The request >>
Give all the lines below again, exactly, with no pictures.

Data segment >>
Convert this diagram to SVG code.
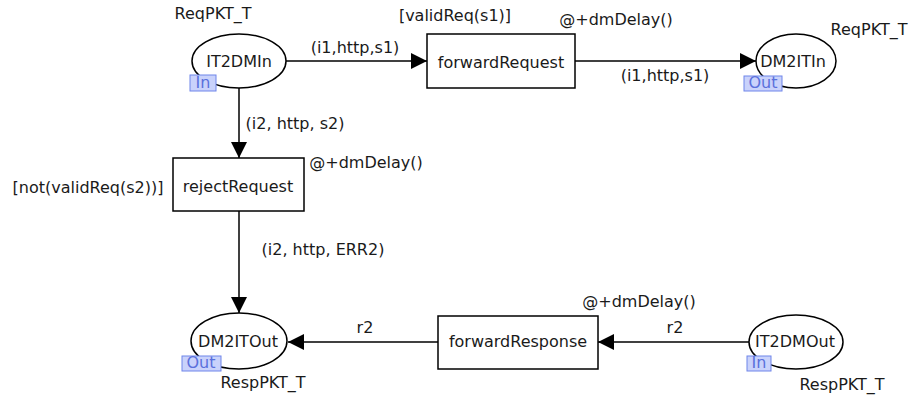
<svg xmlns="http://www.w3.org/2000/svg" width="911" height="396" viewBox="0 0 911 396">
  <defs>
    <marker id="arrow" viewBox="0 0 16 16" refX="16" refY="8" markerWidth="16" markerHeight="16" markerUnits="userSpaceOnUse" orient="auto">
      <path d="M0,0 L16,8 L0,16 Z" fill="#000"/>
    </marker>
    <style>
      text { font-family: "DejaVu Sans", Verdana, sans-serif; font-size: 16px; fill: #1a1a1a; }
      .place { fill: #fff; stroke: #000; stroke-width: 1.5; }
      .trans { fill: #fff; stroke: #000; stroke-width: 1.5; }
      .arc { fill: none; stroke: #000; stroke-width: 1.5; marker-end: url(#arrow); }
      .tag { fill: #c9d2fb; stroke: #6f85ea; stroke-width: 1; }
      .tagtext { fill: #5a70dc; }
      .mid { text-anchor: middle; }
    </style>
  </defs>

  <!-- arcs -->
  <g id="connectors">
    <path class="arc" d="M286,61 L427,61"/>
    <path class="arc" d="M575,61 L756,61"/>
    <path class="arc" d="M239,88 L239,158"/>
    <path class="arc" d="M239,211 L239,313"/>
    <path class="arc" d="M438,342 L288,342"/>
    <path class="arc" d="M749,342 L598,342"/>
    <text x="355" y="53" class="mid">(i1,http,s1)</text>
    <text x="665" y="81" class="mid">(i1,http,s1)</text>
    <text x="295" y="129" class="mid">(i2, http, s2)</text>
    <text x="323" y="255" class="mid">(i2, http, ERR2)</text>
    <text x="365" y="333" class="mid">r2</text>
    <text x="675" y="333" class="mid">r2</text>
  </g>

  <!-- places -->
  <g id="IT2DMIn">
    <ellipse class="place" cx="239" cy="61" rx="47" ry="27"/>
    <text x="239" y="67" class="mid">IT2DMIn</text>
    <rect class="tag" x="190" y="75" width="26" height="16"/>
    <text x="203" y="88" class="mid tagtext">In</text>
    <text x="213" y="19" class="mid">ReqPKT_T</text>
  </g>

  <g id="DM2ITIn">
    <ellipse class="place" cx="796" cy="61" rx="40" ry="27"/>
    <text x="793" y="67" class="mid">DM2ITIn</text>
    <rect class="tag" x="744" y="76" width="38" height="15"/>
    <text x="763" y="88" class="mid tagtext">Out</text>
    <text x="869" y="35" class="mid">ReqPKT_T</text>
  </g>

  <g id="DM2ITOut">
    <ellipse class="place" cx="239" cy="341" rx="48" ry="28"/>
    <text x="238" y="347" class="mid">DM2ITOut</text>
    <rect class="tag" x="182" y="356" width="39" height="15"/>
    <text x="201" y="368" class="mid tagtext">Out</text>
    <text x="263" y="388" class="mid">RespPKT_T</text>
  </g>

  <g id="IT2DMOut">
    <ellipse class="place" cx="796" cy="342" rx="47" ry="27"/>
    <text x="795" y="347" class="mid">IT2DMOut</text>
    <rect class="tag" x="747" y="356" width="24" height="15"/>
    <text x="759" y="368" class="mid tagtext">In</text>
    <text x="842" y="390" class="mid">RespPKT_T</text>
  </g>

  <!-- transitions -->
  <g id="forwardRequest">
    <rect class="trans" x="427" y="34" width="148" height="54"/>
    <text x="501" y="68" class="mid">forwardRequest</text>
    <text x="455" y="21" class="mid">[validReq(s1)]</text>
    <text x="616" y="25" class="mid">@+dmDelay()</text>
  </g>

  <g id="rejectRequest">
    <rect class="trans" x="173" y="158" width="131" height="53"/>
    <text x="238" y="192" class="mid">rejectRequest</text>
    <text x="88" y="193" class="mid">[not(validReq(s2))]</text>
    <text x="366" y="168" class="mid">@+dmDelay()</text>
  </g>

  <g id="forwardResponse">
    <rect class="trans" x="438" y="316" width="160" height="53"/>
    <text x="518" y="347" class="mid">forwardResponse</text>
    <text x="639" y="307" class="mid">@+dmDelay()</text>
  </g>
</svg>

Final result >>
Convert this diagram to SVG code.
<svg xmlns="http://www.w3.org/2000/svg" width="911" height="396" viewBox="0 0 911 396">
  <defs>
    <marker id="arrow" viewBox="0 0 16 16" refX="16" refY="8" markerWidth="16" markerHeight="16" markerUnits="userSpaceOnUse" orient="auto">
      <path d="M0,0 L16,8 L0,16 Z" fill="#000"/>
    </marker>
    <style>
      text { font-family: "DejaVu Sans", Verdana, sans-serif; font-size: 16px; fill: #1a1a1a; }
      .place { fill: #fff; stroke: #000; stroke-width: 1.5; }
      .trans { fill: #fff; stroke: #000; stroke-width: 1.5; }
      .arc { fill: none; stroke: #000; stroke-width: 1.5; marker-end: url(#arrow); }
      .tag { fill: #c9d2fb; stroke: #6f85ea; stroke-width: 1; }
      .tagtext { fill: #5a70dc; }
      .mid { text-anchor: middle; }
    </style>
  </defs>

  <!-- arcs -->
  <g id="connectors">
    <path class="arc" d="M286,61 L427,61"/>
    <path class="arc" d="M575,61 L756,61"/>
    <path class="arc" d="M239,88 L239,158"/>
    <path class="arc" d="M239,211 L239,313"/>
    <path class="arc" d="M438,342 L288,342"/>
    <path class="arc" d="M749,342 L598,342"/>
    <text x="355" y="53" class="mid">(i1,http,s1)</text>
    <text x="665" y="81" class="mid">(i1,http,s1)</text>
    <text x="295" y="129" class="mid">(i2, http, s2)</text>
    <text x="323" y="255" class="mid">(i2, http, ERR2)</text>
    <text x="365" y="333" class="mid">r2</text>
    <text x="675" y="333" class="mid">r2</text>
  </g>

  <!-- places -->
  <g id="IT2DMIn">
    <ellipse class="place" cx="239" cy="61" rx="47" ry="27"/>
    <text x="239" y="67" class="mid">IT2DMIn</text>
    <rect class="tag" x="190" y="75" width="26" height="16"/>
    <text x="203" y="88" class="mid tagtext">In</text>
    <text x="213" y="19" class="mid">ReqPKT_T</text>
  </g>

  <g id="DM2ITIn">
    <ellipse class="place" cx="796" cy="61" rx="40" ry="27"/>
    <text x="793" y="67" class="mid">DM2ITIn</text>
    <rect class="tag" x="744" y="76" width="38" height="15"/>
    <text x="763" y="88" class="mid tagtext">Out</text>
    <text x="869" y="35" class="mid">ReqPKT_T</text>
  </g>

  <g id="DM2ITOut">
    <ellipse class="place" cx="239" cy="341" rx="48" ry="28"/>
    <text x="238" y="347" class="mid">DM2ITOut</text>
    <rect class="tag" x="182" y="356" width="39" height="15"/>
    <text x="201" y="368" class="mid tagtext">Out</text>
    <text x="263" y="388" class="mid">RespPKT_T</text>
  </g>

  <g id="IT2DMOut">
    <ellipse class="place" cx="796" cy="342" rx="47" ry="27"/>
    <text x="795" y="347" class="mid">IT2DMOut</text>
    <rect class="tag" x="747" y="356" width="24" height="15"/>
    <text x="759" y="368" class="mid tagtext">In</text>
    <text x="842" y="390" class="mid">RespPKT_T</text>
  </g>

  <!-- transitions -->
  <g id="forwardRequest">
    <rect class="trans" x="427" y="34" width="148" height="54"/>
    <text x="501" y="68" class="mid">forwardRequest</text>
    <text x="455" y="21" class="mid">[validReq(s1)]</text>
    <text x="616" y="25" class="mid">@+dmDelay()</text>
  </g>

  <g id="rejectRequest">
    <rect class="trans" x="173" y="158" width="131" height="53"/>
    <text x="238" y="192" class="mid">rejectRequest</text>
    <text x="88" y="193" class="mid">[not(validReq(s2))]</text>
    <text x="366" y="168" class="mid">@+dmDelay()</text>
  </g>

  <g id="forwardResponse">
    <rect class="trans" x="438" y="316" width="160" height="53"/>
    <text x="518" y="347" class="mid">forwardResponse</text>
    <text x="639" y="307" class="mid">@+dmDelay()</text>
  </g>
</svg>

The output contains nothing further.